The contributions of so many specialized experts must be carefully coordinated to avoid the pitfalls of conflicting provisions. When each expert’s piece is smoothly integrated into a cohesive whole, the resulting product can be used to facilitate strategic planning, growth management, employee recruitment and retention, and increased extension of surety and financial credit—yielding a return many times greater than the initial investment.

Teamwork
Business plans are multi-faceted tools, and many aspects that lend them value, especially when geared toward a surety underwriter’s analysis, cannot be successfully implemented without the right team of qualified professionals. Important contributors include:
  • Accountants, particularly those who represent a CPA firm that specializes in construction accounting and has a favorable reputation with sureties for accuracy and a clear presentation format, contribute to the highly influential financial statement. Though just one among a number of pieces that come together in a business plan to paint a broad picture of a contractor’s capacity, capital and character, the importance of the CPA’s requisite three-year statement cannot be discounted. Tax planning is another key CPA-driven element of building financial credibility into a business plan.
  • Attorneys and financial planners can jointly develop a continuity plan specifically tailored to a contractor’s needs and address the surety’s concerns as a stakeholder in the firm’s continuation. Continuity plans are among sureties’ most common requirements.
  • Health and safety consultants help contractors organize safety policies and procedures into manuals that meet Occupational Safety and Health Administration regulations and satisfy surety and insurance requirements.
  • Bankers satisfy another prominent surety requirement by extending working capital lines of credit to contractors. These vital business partners lend financial strength and assert fiscal confidence.
  • Surety and insurance agents, especially those that concentrate primarily on serving contractors, can assist in generating trend analysis of financial health, insurance losses and corporate growth. They can help a contractor formulate realistic and factually supported projections for future expansion. The right agent also can work with a client’s own internal experts—from the owner to the controller and the head of marketing—to flesh out the plan with an insightful company history segment and description of current and anticipated operations and marketing opportunities.
Perhaps most importantly, a qualified surety and insurance agent with construction experience is best positioned to mitigate conflict among individual components of the plan and coordinate the various constituents’ efforts.


Impact on Surety Program
Skillfully managed business plans have the potential to foster improvements in the following ways, all of which can positively influence a contractor’s surety program:
  • Strategic planning, which underpins long-term success by focusing the entire organization on a clear goal for sustainable growth and a top-down strategy for allocating resources to reach that goal within a certain time frame.
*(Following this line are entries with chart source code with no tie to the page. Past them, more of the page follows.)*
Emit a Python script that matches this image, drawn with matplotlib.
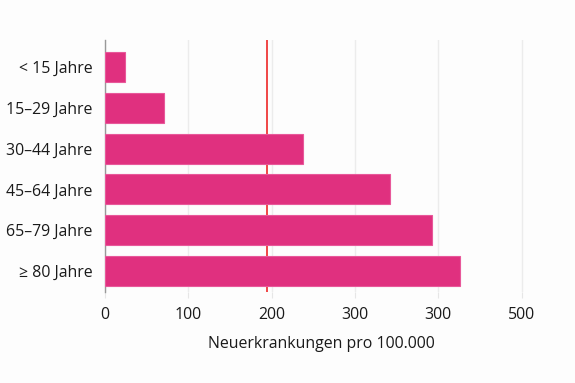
import matplotlib
matplotlib.use('Agg')
import matplotlib.pyplot as plt

# data
age_groups = ['< 15 Jahre', '15–29 Jahre', '30–44 Jahre', '45–64 Jahre', '65–79 Jahre', '≥ 80 Jahre']
rates = [24, 70, 238, 342, 392, 426]
reference_line = 194
x_ticks = [0, 100, 200, 300, 400, 500]
x_tick_labels = ['0', '100', '200', '300', '300', '500']  # as printed in the original

plt.rcParams['font.family'] = ['Open Sans', 'DejaVu Sans']

fig = plt.figure(figsize=(5.75, 3.83), dpi=100, facecolor='#fdfdfd')
ax = fig.add_axes([0.183, 0.2376, 0.753, 0.658])
ax.set_facecolor('#fdfdfd')

pos = list(range(len(age_groups)))
ax.barh(pos, rates, height=0.74, color='#e0307f', edgecolor='#e8589a', linewidth=0.8, zorder=3)
# reference line sits behind the bars
ax.axvline(reference_line, color='#f04545', linewidth=1.4, zorder=2)

ax.set_ylim(5.52, -0.67)
ax.set_xlim(0, 520)
ax.set_yticks(pos)
ax.set_yticklabels(age_groups, fontsize=11.4, color='#1a1a1a')
ax.set_xticks(x_ticks)
ax.set_xticklabels(x_tick_labels, fontsize=11.4, color='#1a1a1a')
ax.set_xlabel('Neuerkrankungen pro 100.000', fontsize=11.4, color='#1a1a1a', labelpad=9)

ax.grid(axis='x', color='#ececec', linewidth=1, zorder=0)
for s in ['top', 'right', 'bottom']:
    ax.spines[s].set_visible(False)
ax.spines['left'].set_color('#999999')
ax.spines['left'].set_linewidth(1)
ax.tick_params(axis='y', length=0, pad=9)
ax.tick_params(axis='x', length=4, color='#e6e6e6', pad=7)

fig.savefig('out.png', dpi=100, facecolor=fig.get_facecolor())
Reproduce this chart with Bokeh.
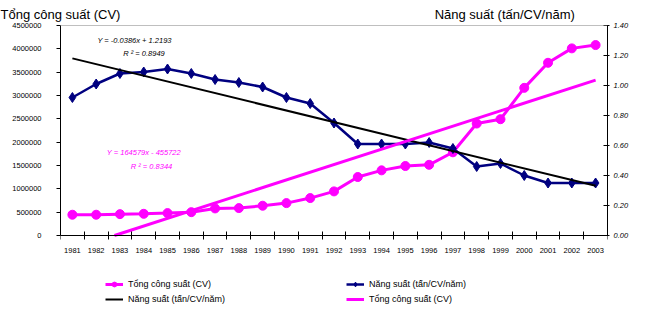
from bokeh.plotting import figure
from bokeh.models import (Range1d, LinearAxis, FixedTicker, NumeralTickFormatter,
                          Label, Legend, LegendItem, Title, Span)
from bokeh.embed import file_html
from bokeh.resources import INLINE

# ---- data ----
years = [1981, 1982, 1983, 1984, 1985, 1986, 1987, 1988, 1989, 1990, 1991, 1992,
         1993, 1994, 1995, 1996, 1997, 1998, 1999, 2000, 2001, 2002, 2003]
tong_cong_suat = [445000, 445000, 458000, 465000, 480000, 500000, 580000, 587000,
                  638000, 694000, 802000, 945000, 1253000, 1396000, 1489000, 1515000,
                  1783000, 2399000, 2492000, 3164000, 3701000, 4010000, 4081000]
nang_suat = [0.92, 1.01, 1.08, 1.09, 1.11, 1.08, 1.04, 1.02, 0.99, 0.92, 0.88, 0.75,
             0.61, 0.61, 0.61, 0.62, 0.58, 0.46, 0.48, 0.40, 0.35, 0.35, 0.35]
# trend lines (as drawn; the CV trend is cut where it meets the x axis)
trend_ns_years = [1981, 2003]
trend_nang_suat = [1.1807, 0.3315]
trend_cs_years = [1982.77, 2003]
trend_cong_suat = [0, 3329595]
left_ticks = [0, 500000, 1000000, 1500000, 2000000, 2500000, 3000000, 3500000,
              4000000, 4500000]
right_ticks = [0.0, 0.2, 0.4, 0.6, 0.8, 1.0, 1.2, 1.4]
left_max = 4500000
right_max = 1.4

label_cs = "Tổng công suất (CV)"
label_ns = "Năng suất (tấn/CV/năm)"
eq_ns = "Y = -0.0386x + 1.2193"
r2_ns = "R ² = 0.8949"
eq_cs = "Y = 164579x - 455722"
r2_cs = "R ² = 0.8344"

FONT = "Liberation Sans"
PINK = "#FF00FF"
NAVY = "#000080"

# layout: plot area 210 px tall, frame extended 73 px below it for the legend
PLOT_H = 210
EXTRA = 73
left_min = -left_max * EXTRA / PLOT_H
right_min = -right_max * EXTRA / PLOT_H

p = figure(frame_width=547, frame_height=PLOT_H + EXTRA, output_backend="svg",
           toolbar_location=None,
           x_range=Range1d(1980.5, 2003.5), y_range=Range1d(left_min, left_max),
           min_border_left=60, min_border_right=52, min_border_top=24,
           min_border_bottom=20)
p.extra_y_ranges = {"ns": Range1d(right_min, right_max)}
p.xgrid.visible = False
p.ygrid.visible = False
p.background_fill_color = "white"
p.border_fill_color = "white"
p.outline_line_color = None
p.add_layout(Span(location=left_max, dimension="width", line_color="#808080",
                  line_width=1))

# the two axis titles share the strip above the plot
gap = "\u00a0" * 87
p.title = Title(text=label_cs + gap + label_ns, align="left", offset=-60,
                standoff=8, text_font=FONT, text_font_size="13px",
                text_font_style="normal", text_color="black")

# x axis, drawn at the zero line
xa = p.xaxis[0]
xa.fixed_location = 0
xa.ticker = FixedTicker(ticks=years, minor_ticks=[y - 0.5 for y in years] + [2003.5])
xa.major_tick_in = 0
xa.major_tick_out = 0
xa.minor_tick_in = 4
xa.minor_tick_out = 4
xa.minor_tick_line_color = "black"
xa.axis_line_color = "black"
xa.major_label_text_font = FONT
xa.major_label_text_font_size = "7.5px"
xa.major_label_text_color = "black"
xa.major_label_standoff = 8

# left y axis
ya = p.yaxis[0]
ya.bounds = (0, left_max)
ya.ticker = FixedTicker(ticks=left_ticks)
ya.formatter = NumeralTickFormatter(format="0")
ya.major_tick_in = 0
ya.major_tick_out = 4
ya.minor_tick_line_color = None
ya.axis_line_color = "black"
ya.major_label_text_font = FONT
ya.major_label_text_font_size = "7.5px"
ya.major_label_text_color = "black"
ya.major_label_standoff = 15

# right y axis
ra = LinearAxis(y_range_name="ns", ticker=FixedTicker(ticks=right_ticks),
                formatter=NumeralTickFormatter(format="0.00"), bounds=(0, right_max))
ra.major_tick_in = 4
ra.major_tick_out = 2
ra.minor_tick_line_color = None
ra.axis_line_color = "black"
ra.major_label_text_font = FONT
ra.major_label_text_font_size = "7.5px"
ra.major_label_text_font_style = "italic"
ra.major_label_text_color = "black"
ra.major_label_standoff = 4
p.add_layout(ra, "right")

# series
cs_line = p.line(years, tong_cong_suat, line_color=PINK, line_width=3)
cs_pts = p.scatter(years, tong_cong_suat, marker="circle", size=9,
                   fill_color=PINK, line_color=PINK)
ns_line = p.line(years, nang_suat, line_color=NAVY, line_width=2.5, y_range_name="ns")
ns_pts = p.scatter(years, nang_suat, marker="diamond", size=10,
                   fill_color=NAVY, line_color=NAVY, y_range_name="ns")
ns_trend = p.line(trend_ns_years, trend_nang_suat, line_color="black", line_width=2,
                  y_range_name="ns")
cs_trend = p.line(trend_cs_years, trend_cong_suat, line_color=PINK, line_width=3)

# legend (under the x axis labels)
items = [LegendItem(label=label_cs, renderers=[cs_line, cs_pts]),
         LegendItem(label=label_ns, renderers=[ns_trend]),
         LegendItem(label=label_ns, renderers=[ns_line, ns_pts]),
         LegendItem(label=label_cs, renderers=[cs_trend])]
legend = Legend(items=items, ncols=2, location=(45, 3), orientation="vertical",
                padding=0, margin=0, spacing=3, glyph_width=18, glyph_height=12,
                label_height=12, label_standoff=5, label_width=215,
                label_text_font=FONT, label_text_font_size="9px",
                label_text_color="black", border_line_color=None,
                background_fill_alpha=0)
p.add_layout(legend)

# trend equations
def add_label(text, x, y, color="black"):
    p.add_layout(Label(x=x, y=y + EXTRA, x_units="screen", y_units="screen", text=text,
                       text_font=FONT, text_font_size="7.5px",
                       text_align="center", text_baseline="middle",
                       text_font_style="italic", text_color=color))

add_label(eq_ns, 74, 195)
add_label(r2_ns, 83.5, 182.3)
add_label(eq_cs, 83.3, 83.3, PINK)
add_label(r2_cs, 91, 69, PINK)

open("out.html", "w").write(file_html(p, INLINE))
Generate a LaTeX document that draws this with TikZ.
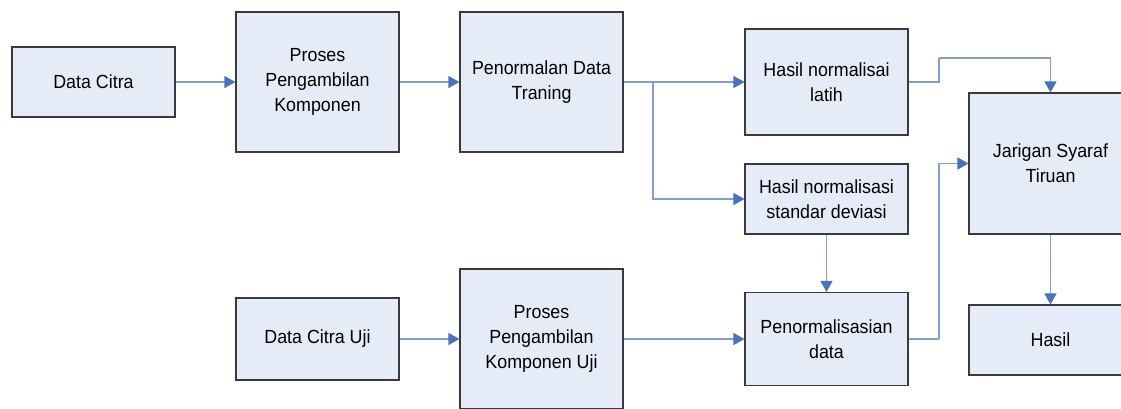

The analytical work that goes into quantifying a company’s historical trends, projections and opportunities in the course of generating the business plan easily translates into the realm of strategic planning, which can in turn be leveraged to promote an impression of strong management, focused corporate vision and a responsible approach to growth.
  • Growth management must consider not only the available opportunities for growth, but also the potential obstacles that could thwart development or ruin an operation that inflates too quickly in one or more areas. Here, too, a strenuous quantification process can be turned inward for self-examination. Pragmatically identifying possible liabilities and consciously charting a course to steer around them evinces a grounded risk management philosophy—an attractive quality in the eyes of a surety considering greater support of a contractor’s program.
  • Employee recruitment and retention also stand to benefit from an excellent business plan. Attracting and retaining the best is predicated just as heavily on fostering an image of longevity, stability and opportunity for advancement as it is on any single feature of a compensation or benefits package. Low turnover and the acquisition of highly qualified personnel speak volumes about a contractor’s character and capacity, two of the top angles from which a surety evaluates its willingness to support growth.
  • Increased financial and surety capacity is more than just an ancillary benefit of formulating a sophisticated business plan. Considering that significant expansion is predicated upon securing increased capacity from financial lenders and the surety, it is a primary motivation for any contractor seeking real growth. The past-present-future view of the business plan—combined with its detailed analysis of the organization’s strengths, promotion of its opportunities and strategies for abating threats—communicates readiness for growth. It even can give underwriters a chance to reciprocate with observations based on years of experience evaluating contractors, provided the owner remains open to feedback.
Paint a Picture
Financial statements and other standards will continue to form the basis of surety underwriting criteria for the foreseeable future, but contractors seeking substantial increases in their surety programs will have to find effective ways to tell more of their corporate story. Properly constructed business plans fill in the blanks with a vivid, 360-degree picture of a contractor’s organization, giving sureties the lenses they need to read between the lines of a financial statement, see the complete picture and partner in the success that they help build.